= Execution of Yousef Mehrdad and Sadrollah Fazeli Zare =

2023 executions in Iran

Yousef Mehrdad and Sadrollah Fazeli Zare were two men who were executed in Iran on 8 May 2023 for blasphemy. Mehrdad and Zare had run multiple anti-religion online spaces that promoted atheism and criticized Islam.

== Background ==
Mehrdad and Zare had run a Telegram group called "Critique of Superstition and Religion." The government of Iran alleged that the pair ran at least a dozen other online groups and channels, and that the pair had promoted content that insulted Islam, the prophets, and was pro-atheism. The Iranian judiciary also reported that Mehrdad's phone contained a video of a burning Quran, which was shared publicly.

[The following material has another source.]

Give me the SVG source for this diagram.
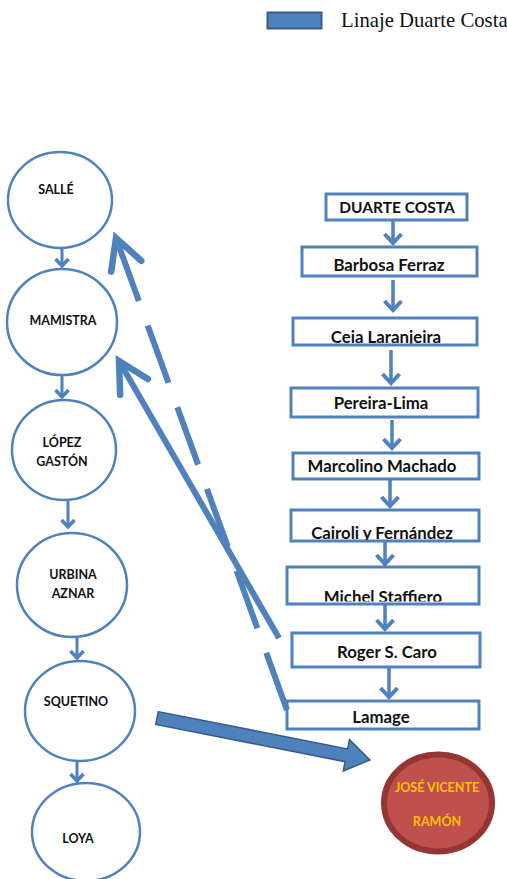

The pair were arrested in May 2020. They were sentenced to death in April 2021; the Supreme Court of Iran confirmed the ruling in July of the same year. Reportedly, both Mehrdad and Zare were not permitted to have family visits or make phone calls for eight months; Mehrdad would go on hunger strike in February 2022 to protest this. Other reports indicated that both men were held in solitary confinement for several months, and were denied access to an attorney. Both men were hanged in Arak Prison on 8 May 2023.

The hangings came after months of protests in response to the death of Mahsa Amini. The Iranian government had increased its use of capital punishment during and after the protests, with its response described as a "crackdown."

== International response ==
Multiple international organizations criticized the arrest and the execution. Mahmood Amiry-Moghaddam, head of Iran Human Rights, criticized the "medieval nature" of Iran's theocracy in the wake of the execution. Amnesty International described the executions as a "shocking new low for Iran's authorities," and as a "grotesque assault on the rights to life and freedom of religion." Multiple governmental bodies in the United States similarly condemned the executions, and called for an international response. Iranian outlets described these condemnations as "yet another act of interference in Iran’s domestic affairs."